Below is some material; set it all down exactly, apart from the pictures.
:: Source material
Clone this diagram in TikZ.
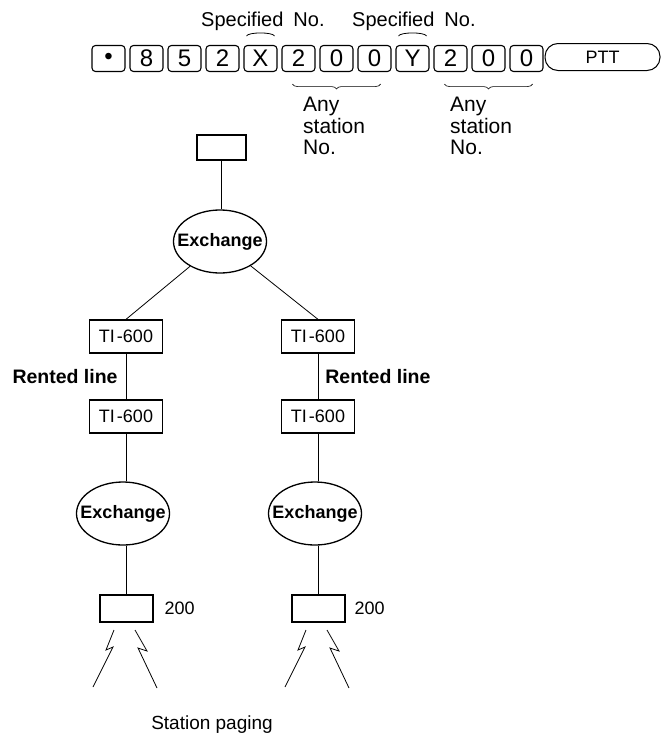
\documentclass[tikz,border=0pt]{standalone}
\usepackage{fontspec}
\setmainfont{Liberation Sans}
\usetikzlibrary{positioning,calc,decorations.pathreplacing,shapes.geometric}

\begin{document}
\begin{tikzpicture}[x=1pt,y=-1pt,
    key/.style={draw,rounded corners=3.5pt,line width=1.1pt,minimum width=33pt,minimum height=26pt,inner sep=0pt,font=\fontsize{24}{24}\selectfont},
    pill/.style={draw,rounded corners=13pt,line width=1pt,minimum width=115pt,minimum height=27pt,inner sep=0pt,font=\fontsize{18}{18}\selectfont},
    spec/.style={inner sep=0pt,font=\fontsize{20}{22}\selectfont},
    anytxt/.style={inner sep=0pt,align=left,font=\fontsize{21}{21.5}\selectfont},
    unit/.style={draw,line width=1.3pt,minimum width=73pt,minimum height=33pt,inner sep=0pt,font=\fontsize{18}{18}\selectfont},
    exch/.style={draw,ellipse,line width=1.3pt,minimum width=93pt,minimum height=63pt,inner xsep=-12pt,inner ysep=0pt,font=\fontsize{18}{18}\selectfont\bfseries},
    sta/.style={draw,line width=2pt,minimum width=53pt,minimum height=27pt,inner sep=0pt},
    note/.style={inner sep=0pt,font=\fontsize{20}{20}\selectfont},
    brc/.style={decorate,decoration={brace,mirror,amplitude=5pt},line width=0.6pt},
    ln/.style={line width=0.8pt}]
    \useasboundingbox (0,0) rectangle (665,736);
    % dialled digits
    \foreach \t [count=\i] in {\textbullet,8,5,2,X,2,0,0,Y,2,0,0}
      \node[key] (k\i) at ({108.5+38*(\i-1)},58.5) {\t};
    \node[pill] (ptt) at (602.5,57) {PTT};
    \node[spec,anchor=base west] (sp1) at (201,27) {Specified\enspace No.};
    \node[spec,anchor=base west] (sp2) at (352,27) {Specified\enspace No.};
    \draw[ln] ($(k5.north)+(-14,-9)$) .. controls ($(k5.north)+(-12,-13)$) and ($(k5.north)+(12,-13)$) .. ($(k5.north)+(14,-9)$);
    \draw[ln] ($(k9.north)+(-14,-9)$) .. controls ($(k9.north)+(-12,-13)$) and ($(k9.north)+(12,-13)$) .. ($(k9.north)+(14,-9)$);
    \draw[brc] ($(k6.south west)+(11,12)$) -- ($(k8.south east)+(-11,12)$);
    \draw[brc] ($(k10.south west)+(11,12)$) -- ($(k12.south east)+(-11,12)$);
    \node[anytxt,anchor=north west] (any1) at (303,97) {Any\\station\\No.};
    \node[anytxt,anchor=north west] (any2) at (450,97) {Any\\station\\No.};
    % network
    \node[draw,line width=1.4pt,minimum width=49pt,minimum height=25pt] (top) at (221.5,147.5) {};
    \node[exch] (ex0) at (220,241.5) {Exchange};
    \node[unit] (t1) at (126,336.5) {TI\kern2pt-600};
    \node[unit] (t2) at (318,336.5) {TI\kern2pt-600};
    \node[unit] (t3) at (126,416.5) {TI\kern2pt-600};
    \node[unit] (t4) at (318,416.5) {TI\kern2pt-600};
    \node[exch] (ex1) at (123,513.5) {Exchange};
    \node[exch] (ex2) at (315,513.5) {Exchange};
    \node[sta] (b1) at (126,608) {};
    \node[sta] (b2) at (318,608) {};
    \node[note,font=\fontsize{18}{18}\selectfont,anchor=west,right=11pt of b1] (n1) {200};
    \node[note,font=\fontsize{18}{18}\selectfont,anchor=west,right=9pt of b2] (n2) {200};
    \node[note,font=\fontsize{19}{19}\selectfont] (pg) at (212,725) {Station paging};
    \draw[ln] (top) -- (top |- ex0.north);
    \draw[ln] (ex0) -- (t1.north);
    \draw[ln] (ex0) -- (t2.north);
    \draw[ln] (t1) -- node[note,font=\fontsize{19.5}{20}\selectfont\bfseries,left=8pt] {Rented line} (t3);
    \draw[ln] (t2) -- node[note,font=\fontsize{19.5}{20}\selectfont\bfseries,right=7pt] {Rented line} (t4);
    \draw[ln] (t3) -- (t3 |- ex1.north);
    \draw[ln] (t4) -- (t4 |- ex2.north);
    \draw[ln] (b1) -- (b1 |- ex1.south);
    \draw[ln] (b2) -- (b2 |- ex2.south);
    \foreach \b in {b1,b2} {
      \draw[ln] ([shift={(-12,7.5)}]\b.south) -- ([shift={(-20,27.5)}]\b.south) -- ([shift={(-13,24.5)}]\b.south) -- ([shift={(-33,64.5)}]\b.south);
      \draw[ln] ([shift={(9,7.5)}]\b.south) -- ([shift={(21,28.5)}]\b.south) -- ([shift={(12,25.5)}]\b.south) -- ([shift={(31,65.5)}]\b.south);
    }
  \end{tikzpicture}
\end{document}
::::
* [Full solution]
Clone this diagram in TikZ.
\documentclass[tikz,border=0pt]{standalone}
\usepackage{fontspec}
\setmainfont{Liberation Sans}
\usetikzlibrary{positioning,calc,decorations.pathreplacing,shapes.geometric}

\begin{document}
\begin{tikzpicture}[x=1pt,y=-1pt,
    key/.style={draw,rounded corners=3.5pt,line width=1.1pt,minimum width=33pt,minimum height=26pt,inner sep=0pt,font=\fontsize{24}{24}\selectfont},
    pill/.style={draw,rounded corners=13pt,line width=1pt,minimum width=115pt,minimum height=27pt,inner sep=0pt,font=\fontsize{18}{18}\selectfont},
    spec/.style={inner sep=0pt,font=\fontsize{20}{22}\selectfont},
    anytxt/.style={inner sep=0pt,align=left,font=\fontsize{21}{21.5}\selectfont},
    unit/.style={draw,line width=1.3pt,minimum width=73pt,minimum height=33pt,inner sep=0pt,font=\fontsize{18}{18}\selectfont},
    exch/.style={draw,ellipse,line width=1.3pt,minimum width=93pt,minimum height=63pt,inner xsep=-12pt,inner ysep=0pt,font=\fontsize{18}{18}\selectfont\bfseries},
    sta/.style={draw,line width=2pt,minimum width=53pt,minimum height=27pt,inner sep=0pt},
    note/.style={inner sep=0pt,font=\fontsize{20}{20}\selectfont},
    brc/.style={decorate,decoration={brace,mirror,amplitude=5pt},line width=0.6pt},
    ln/.style={line width=0.8pt}]
    \useasboundingbox (0,0) rectangle (665,736);
    % dialled digits
    \foreach \t [count=\i] in {\textbullet,8,5,2,X,2,0,0,Y,2,0,0}
      \node[key] (k\i) at ({108.5+38*(\i-1)},58.5) {\t};
    \node[pill] (ptt) at (602.5,57) {PTT};
    \node[spec,anchor=base west] (sp1) at (201,27) {Specified\enspace No.};
    \node[spec,anchor=base west] (sp2) at (352,27) {Specified\enspace No.};
    \draw[ln] ($(k5.north)+(-14,-9)$) .. controls ($(k5.north)+(-12,-13)$) and ($(k5.north)+(12,-13)$) .. ($(k5.north)+(14,-9)$);
    \draw[ln] ($(k9.north)+(-14,-9)$) .. controls ($(k9.north)+(-12,-13)$) and ($(k9.north)+(12,-13)$) .. ($(k9.north)+(14,-9)$);
    \draw[brc] ($(k6.south west)+(11,12)$) -- ($(k8.south east)+(-11,12)$);
    \draw[brc] ($(k10.south west)+(11,12)$) -- ($(k12.south east)+(-11,12)$);
    \node[anytxt,anchor=north west] (any1) at (303,97) {Any\\station\\No.};
    \node[anytxt,anchor=north west] (any2) at (450,97) {Any\\station\\No.};
    % network
    \node[draw,line width=1.4pt,minimum width=49pt,minimum height=25pt] (top) at (221.5,147.5) {};
    \node[exch] (ex0) at (220,241.5) {Exchange};
    \node[unit] (t1) at (126,336.5) {TI\kern2pt-600};
    \node[unit] (t2) at (318,336.5) {TI\kern2pt-600};
    \node[unit] (t3) at (126,416.5) {TI\kern2pt-600};
    \node[unit] (t4) at (318,416.5) {TI\kern2pt-600};
    \node[exch] (ex1) at (123,513.5) {Exchange};
    \node[exch] (ex2) at (315,513.5) {Exchange};
    \node[sta] (b1) at (126,608) {};
    \node[sta] (b2) at (318,608) {};
    \node[note,font=\fontsize{18}{18}\selectfont,anchor=west,right=11pt of b1] (n1) {200};
    \node[note,font=\fontsize{18}{18}\selectfont,anchor=west,right=9pt of b2] (n2) {200};
    \node[note,font=\fontsize{19}{19}\selectfont] (pg) at (212,725) {Station paging};
    \draw[ln] (top) -- (top |- ex0.north);
    \draw[ln] (ex0) -- (t1.north);
    \draw[ln] (ex0) -- (t2.north);
    \draw[ln] (t1) -- node[note,font=\fontsize{19.5}{20}\selectfont\bfseries,left=8pt] {Rented line} (t3);
    \draw[ln] (t2) -- node[note,font=\fontsize{19.5}{20}\selectfont\bfseries,right=7pt] {Rented line} (t4);
    \draw[ln] (t3) -- (t3 |- ex1.north);
    \draw[ln] (t4) -- (t4 |- ex2.north);
    \draw[ln] (b1) -- (b1 |- ex1.south);
    \draw[ln] (b2) -- (b2 |- ex2.south);
    \foreach \b in {b1,b2} {
      \draw[ln] ([shift={(-12,7.5)}]\b.south) -- ([shift={(-20,27.5)}]\b.south) -- ([shift={(-13,24.5)}]\b.south) -- ([shift={(-33,64.5)}]\b.south);
      \draw[ln] ([shift={(9,7.5)}]\b.south) -- ([shift={(21,28.5)}]\b.south) -- ([shift={(12,25.5)}]\b.south) -- ([shift={(31,65.5)}]\b.south);
    }
  \end{tikzpicture}
\end{document}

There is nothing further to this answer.